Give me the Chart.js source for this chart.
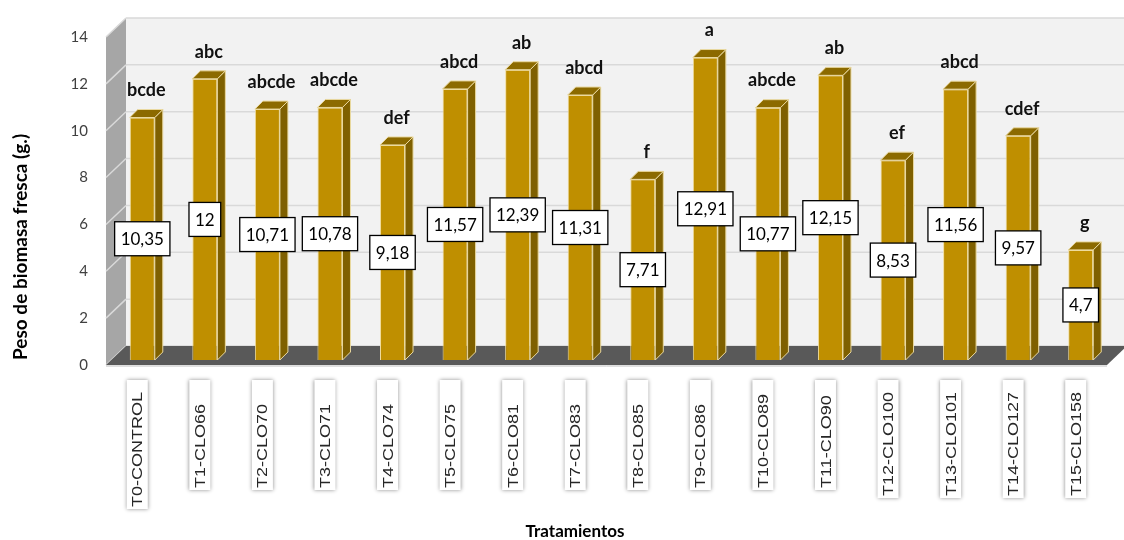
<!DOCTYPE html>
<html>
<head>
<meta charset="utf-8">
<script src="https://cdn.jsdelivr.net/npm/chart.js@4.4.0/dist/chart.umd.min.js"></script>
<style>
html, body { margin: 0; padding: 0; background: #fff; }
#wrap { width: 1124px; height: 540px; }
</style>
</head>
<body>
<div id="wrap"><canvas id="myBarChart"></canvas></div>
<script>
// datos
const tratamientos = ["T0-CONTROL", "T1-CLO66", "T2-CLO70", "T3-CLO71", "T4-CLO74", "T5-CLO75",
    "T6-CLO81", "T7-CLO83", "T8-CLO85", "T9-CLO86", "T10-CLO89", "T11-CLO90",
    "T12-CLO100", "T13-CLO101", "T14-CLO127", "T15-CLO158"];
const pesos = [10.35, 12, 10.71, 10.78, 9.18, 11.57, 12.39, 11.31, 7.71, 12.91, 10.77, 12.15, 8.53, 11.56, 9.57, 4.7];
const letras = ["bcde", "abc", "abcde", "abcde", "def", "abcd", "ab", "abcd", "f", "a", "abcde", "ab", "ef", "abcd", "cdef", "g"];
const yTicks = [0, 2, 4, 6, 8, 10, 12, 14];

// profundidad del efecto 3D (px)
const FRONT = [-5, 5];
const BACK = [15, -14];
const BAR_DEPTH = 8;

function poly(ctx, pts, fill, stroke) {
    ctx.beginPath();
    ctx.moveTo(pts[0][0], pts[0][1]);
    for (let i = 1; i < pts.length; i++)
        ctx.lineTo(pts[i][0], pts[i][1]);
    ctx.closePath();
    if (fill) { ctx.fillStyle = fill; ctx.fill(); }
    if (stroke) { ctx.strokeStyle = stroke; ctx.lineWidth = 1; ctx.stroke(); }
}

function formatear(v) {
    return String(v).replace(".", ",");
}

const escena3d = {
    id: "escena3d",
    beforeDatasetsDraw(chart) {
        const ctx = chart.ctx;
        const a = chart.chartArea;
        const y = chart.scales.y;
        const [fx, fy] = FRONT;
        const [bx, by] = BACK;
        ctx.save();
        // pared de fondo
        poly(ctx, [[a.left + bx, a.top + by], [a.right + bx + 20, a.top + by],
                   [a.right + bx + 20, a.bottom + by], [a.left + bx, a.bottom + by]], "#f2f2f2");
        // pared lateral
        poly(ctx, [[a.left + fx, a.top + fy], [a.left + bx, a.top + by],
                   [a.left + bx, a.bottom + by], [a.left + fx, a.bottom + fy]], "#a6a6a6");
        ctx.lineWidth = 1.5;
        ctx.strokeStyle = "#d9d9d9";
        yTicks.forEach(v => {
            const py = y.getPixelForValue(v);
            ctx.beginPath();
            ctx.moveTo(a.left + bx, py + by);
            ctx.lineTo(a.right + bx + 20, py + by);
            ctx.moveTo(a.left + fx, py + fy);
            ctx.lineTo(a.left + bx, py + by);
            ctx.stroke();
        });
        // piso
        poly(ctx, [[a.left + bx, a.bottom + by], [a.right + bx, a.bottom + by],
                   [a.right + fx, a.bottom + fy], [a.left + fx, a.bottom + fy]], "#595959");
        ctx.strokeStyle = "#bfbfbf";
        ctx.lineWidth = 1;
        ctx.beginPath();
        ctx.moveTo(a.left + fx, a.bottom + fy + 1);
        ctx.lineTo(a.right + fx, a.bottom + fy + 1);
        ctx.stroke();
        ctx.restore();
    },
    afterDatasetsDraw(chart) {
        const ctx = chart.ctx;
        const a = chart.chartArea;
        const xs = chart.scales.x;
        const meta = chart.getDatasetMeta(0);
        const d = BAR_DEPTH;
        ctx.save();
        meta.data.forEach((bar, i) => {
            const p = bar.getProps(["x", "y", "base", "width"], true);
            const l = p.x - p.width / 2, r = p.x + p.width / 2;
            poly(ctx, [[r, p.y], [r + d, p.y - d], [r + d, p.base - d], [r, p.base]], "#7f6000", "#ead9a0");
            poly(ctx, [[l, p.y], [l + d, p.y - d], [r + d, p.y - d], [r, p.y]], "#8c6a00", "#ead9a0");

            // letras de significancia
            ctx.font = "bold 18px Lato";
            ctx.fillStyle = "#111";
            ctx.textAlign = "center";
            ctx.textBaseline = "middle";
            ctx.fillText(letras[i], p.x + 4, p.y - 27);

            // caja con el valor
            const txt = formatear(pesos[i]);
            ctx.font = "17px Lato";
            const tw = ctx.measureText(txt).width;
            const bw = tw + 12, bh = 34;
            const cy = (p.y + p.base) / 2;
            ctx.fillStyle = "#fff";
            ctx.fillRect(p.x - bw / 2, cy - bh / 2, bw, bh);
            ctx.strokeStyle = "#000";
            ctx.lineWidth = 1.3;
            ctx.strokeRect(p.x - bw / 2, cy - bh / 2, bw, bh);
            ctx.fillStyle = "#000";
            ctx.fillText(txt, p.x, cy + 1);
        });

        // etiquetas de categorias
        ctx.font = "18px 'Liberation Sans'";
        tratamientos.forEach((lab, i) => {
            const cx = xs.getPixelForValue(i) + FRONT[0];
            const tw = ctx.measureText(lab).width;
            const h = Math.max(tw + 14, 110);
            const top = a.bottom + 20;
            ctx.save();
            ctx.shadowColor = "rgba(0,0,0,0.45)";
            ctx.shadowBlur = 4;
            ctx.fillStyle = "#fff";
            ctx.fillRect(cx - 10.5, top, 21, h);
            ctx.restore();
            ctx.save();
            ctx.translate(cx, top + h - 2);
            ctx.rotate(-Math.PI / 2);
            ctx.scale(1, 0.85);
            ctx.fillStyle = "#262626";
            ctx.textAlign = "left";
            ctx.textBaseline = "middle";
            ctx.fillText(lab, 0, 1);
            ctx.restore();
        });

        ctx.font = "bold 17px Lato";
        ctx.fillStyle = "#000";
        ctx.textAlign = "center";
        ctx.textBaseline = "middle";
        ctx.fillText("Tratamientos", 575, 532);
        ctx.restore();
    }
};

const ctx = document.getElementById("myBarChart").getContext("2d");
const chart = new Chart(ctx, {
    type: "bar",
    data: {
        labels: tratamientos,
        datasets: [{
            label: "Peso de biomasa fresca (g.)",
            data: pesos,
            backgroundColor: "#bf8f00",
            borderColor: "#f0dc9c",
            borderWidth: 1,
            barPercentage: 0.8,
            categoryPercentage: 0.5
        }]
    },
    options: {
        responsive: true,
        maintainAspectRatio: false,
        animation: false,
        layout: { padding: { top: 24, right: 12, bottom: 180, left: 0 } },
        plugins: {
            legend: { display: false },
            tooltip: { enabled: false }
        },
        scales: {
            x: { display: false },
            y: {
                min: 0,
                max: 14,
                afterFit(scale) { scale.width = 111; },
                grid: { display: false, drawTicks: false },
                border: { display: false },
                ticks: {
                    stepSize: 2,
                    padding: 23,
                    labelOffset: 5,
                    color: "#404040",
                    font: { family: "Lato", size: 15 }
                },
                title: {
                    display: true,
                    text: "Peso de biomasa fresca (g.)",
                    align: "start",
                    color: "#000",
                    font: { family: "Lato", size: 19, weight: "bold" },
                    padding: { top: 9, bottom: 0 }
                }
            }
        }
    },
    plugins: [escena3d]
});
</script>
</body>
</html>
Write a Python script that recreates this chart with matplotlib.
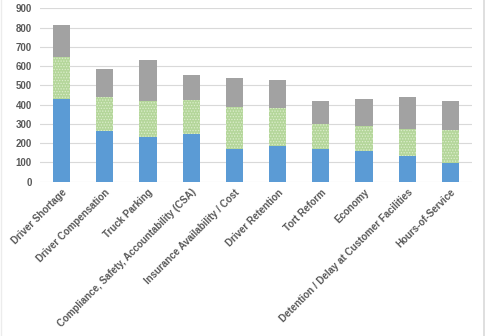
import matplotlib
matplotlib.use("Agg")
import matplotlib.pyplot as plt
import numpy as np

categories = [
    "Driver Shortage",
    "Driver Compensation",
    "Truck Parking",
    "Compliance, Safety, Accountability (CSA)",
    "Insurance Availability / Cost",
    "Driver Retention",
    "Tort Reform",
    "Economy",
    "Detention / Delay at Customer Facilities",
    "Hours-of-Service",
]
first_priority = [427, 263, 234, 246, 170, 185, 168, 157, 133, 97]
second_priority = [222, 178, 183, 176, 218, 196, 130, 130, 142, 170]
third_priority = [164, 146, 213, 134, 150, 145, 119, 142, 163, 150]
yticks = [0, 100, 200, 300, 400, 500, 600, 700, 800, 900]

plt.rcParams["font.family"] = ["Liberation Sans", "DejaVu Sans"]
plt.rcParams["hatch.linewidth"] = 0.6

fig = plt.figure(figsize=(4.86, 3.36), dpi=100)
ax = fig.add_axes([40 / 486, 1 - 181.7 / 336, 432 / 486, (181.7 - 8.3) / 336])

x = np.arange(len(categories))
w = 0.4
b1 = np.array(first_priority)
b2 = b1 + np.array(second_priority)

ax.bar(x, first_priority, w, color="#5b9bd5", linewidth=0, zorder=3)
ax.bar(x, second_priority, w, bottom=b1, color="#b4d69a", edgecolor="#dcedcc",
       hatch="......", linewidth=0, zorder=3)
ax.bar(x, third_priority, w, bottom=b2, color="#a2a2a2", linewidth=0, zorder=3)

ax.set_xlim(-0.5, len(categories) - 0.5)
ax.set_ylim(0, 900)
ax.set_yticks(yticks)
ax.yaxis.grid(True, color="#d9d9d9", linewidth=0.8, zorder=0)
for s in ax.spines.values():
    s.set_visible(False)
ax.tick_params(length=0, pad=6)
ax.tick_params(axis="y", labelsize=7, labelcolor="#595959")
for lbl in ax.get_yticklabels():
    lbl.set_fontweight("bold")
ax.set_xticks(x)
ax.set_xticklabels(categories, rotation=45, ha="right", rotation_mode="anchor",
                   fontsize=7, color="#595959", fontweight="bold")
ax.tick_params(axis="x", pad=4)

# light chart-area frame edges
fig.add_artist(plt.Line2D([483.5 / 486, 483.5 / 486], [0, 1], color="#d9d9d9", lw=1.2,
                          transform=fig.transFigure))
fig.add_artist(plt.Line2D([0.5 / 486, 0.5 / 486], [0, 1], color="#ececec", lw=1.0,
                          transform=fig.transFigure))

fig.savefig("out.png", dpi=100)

++++++++

Exactly as written, please give again the lines from the beginning of the listing through the line containing "const BAR_DEPTH = 8;", inclusive, without any pictures.

▸ The output:
Give me the Chart.js source for this chart.
<!DOCTYPE html>
<html>
<head>
<meta charset="utf-8">
<script src="https://cdn.jsdelivr.net/npm/chart.js@4.4.0/dist/chart.umd.min.js"></script>
<style>
html, body { margin: 0; padding: 0; background: #fff; }
#wrap { width: 1124px; height: 540px; }
</style>
</head>
<body>
<div id="wrap"><canvas id="myBarChart"></canvas></div>
<script>
// datos
const tratamientos = ["T0-CONTROL", "T1-CLO66", "T2-CLO70", "T3-CLO71", "T4-CLO74", "T5-CLO75",
    "T6-CLO81", "T7-CLO83", "T8-CLO85", "T9-CLO86", "T10-CLO89", "T11-CLO90",
    "T12-CLO100", "T13-CLO101", "T14-CLO127", "T15-CLO158"];
const pesos = [10.35, 12, 10.71, 10.78, 9.18, 11.57, 12.39, 11.31, 7.71, 12.91, 10.77, 12.15, 8.53, 11.56, 9.57, 4.7];
const letras = ["bcde", "abc", "abcde", "abcde", "def", "abcd", "ab", "abcd", "f", "a", "abcde", "ab", "ef", "abcd", "cdef", "g"];
const yTicks = [0, 2, 4, 6, 8, 10, 12, 14];

// profundidad del efecto 3D (px)
const FRONT = [-5, 5];
const BACK = [15, -14];
const BAR_DEPTH = 8;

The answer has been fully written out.